While We Were Holding It Together

Project Arts Centre

The auditorium is in thick darkness and we hear disembodied voices in the void. Intermittent sensory deprivation of the audience is part of the purpose of this game of make-believe, presented by director Ivana Muller's award-winning company in a German-Dutch co-production.

When visibility returns, we are asked to fill in the gaps, to contribute missing information, as five figures are motionless on a bare stage, holding their positions for over an hour. Locked in a tableau vivant, they move their lips and use language to conjure up images and possible scenarios, uttering sentences that all begin with the words "I imagine . . ." "I imagine I am a fox", one speaker says, arm outstretched. "I imagine we are all beggars." Or, bodies excavated by archaeologists. Or statues in a museum. Or members of a rock band. Or terrorists in a hostage siege. Or the last creatures on earth. Or - you guessed - performers in a tableau vivant.

In the spaces between words, I imagine it's a homage to Happy Daysover at the Abbey, in a clever piece of festival programming.

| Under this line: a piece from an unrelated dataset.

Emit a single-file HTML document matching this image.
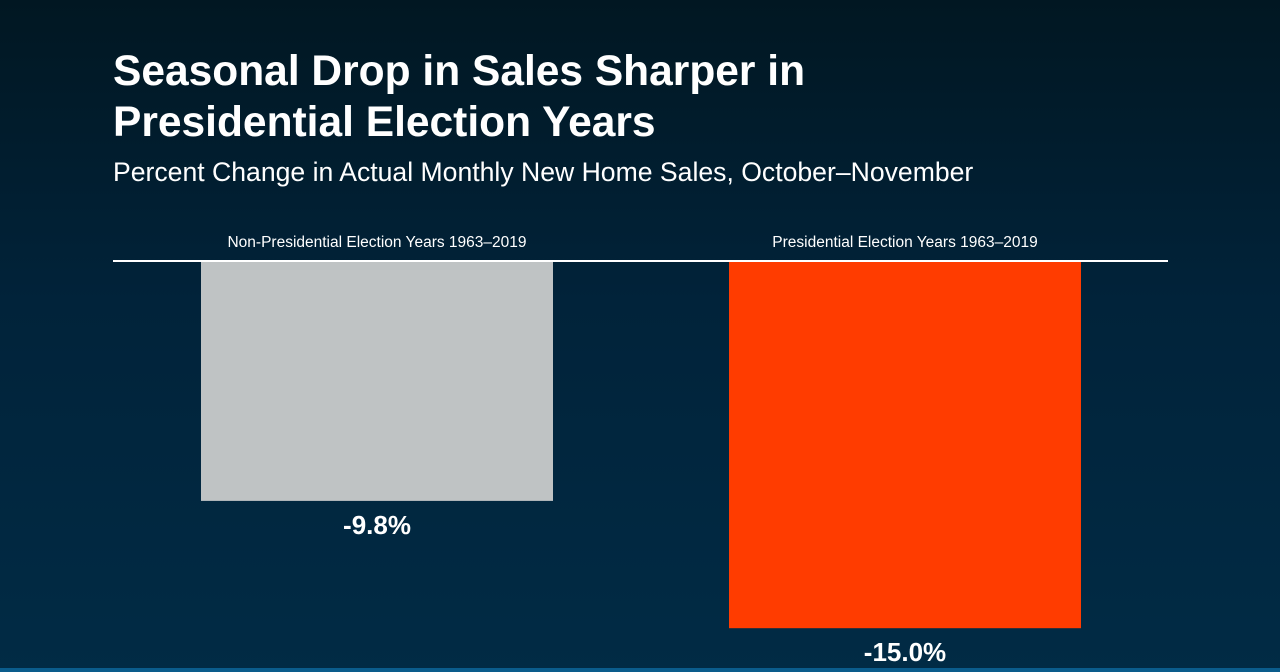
<!DOCTYPE html>
<html><head><meta charset="utf-8"><style>
html,body{margin:0;padding:0}
body{width:1280px;height:672px;overflow:hidden;position:relative;background:linear-gradient(180deg,#011722 0%,#01233a 45%,#012b45 100%);font-family:"Liberation Sans",Arial,sans-serif;color:#fff}
#title{position:absolute;left:113px;top:46px;font-size:42.5px;font-weight:bold;line-height:51px;margin:0}
#sub{position:absolute;left:113px;top:156px;font-size:26.6px;line-height:32px}
#strip{position:absolute;left:0;top:668px;width:1280px;height:4px;background:#0a5c8c}
svg{position:absolute;left:0;top:0}
</style></head><body>
<h1 id="title">Seasonal Drop in Sales Sharper in<br>Presidential Election Years</h1>
<div id="sub">Percent Change in Actual Monthly New Home Sales, October–November</div>
<svg id="chart" width="1280" height="672"></svg>
<div id="strip"></div>
<script>
const categories=["Non-Presidential Election Years 1963–2019","Presidential Election Years 1963–2019"];
const values=[-9.8,-15.0];
const labels=["-9.8%","-15.0%"];
const colors=["#bfc3c4","#ff3c00"];
const svg=document.getElementById('chart');
const NS='http://www.w3.org/2000/svg';
const baseY=261, pxPer=24.48;
const y=v=>baseY-v*pxPer;
const bandX=i=>201+i*528, bw=352;
function mk(t,a){const e=document.createElementNS(NS,t);for(const k in a)e.setAttribute(k,a[k]);svg.appendChild(e);return e;}
categories.forEach((c,i)=>{
 const x=bandX(i);
 const r=mk('rect',{x:x,y:baseY,width:bw,height:y(values[i])-baseY,fill:colors[i]});
 
 
 const t=mk('text',{x:x+bw/2,y:247,'text-anchor':'middle','font-size':15.5,fill:'#fff','font-family':'Liberation Sans, sans-serif'});
 t.textContent=c;
 
 
 const v=mk('text',{x:x+bw/2,y:y(values[i])+33,'text-anchor':'middle','font-size':26,'font-weight':'bold',fill:'#fff','font-family':'Liberation Sans, sans-serif'});
 v.textContent=labels[i];
 
 
});
const ax=mk('line',{x1:113,x2:1168,y1:baseY,y2:baseY,stroke:'#fff','stroke-width':2});


</script>
</body></html>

I imagine these artists must have been force-fed Pirandello in their youth. Fade to black.

I imagine that it might never end, as there is no reason that it should. By its own internal logic, this hermetic, self-interpreted performance about the nature of performance should continue for as long as the audience is content to remain seated, watching these bodies, inventing meanings for them, laughing occasionally at the disjunction between their words and their frozen forms. Or it could continue even without an audience. I imagine that's a good option . . .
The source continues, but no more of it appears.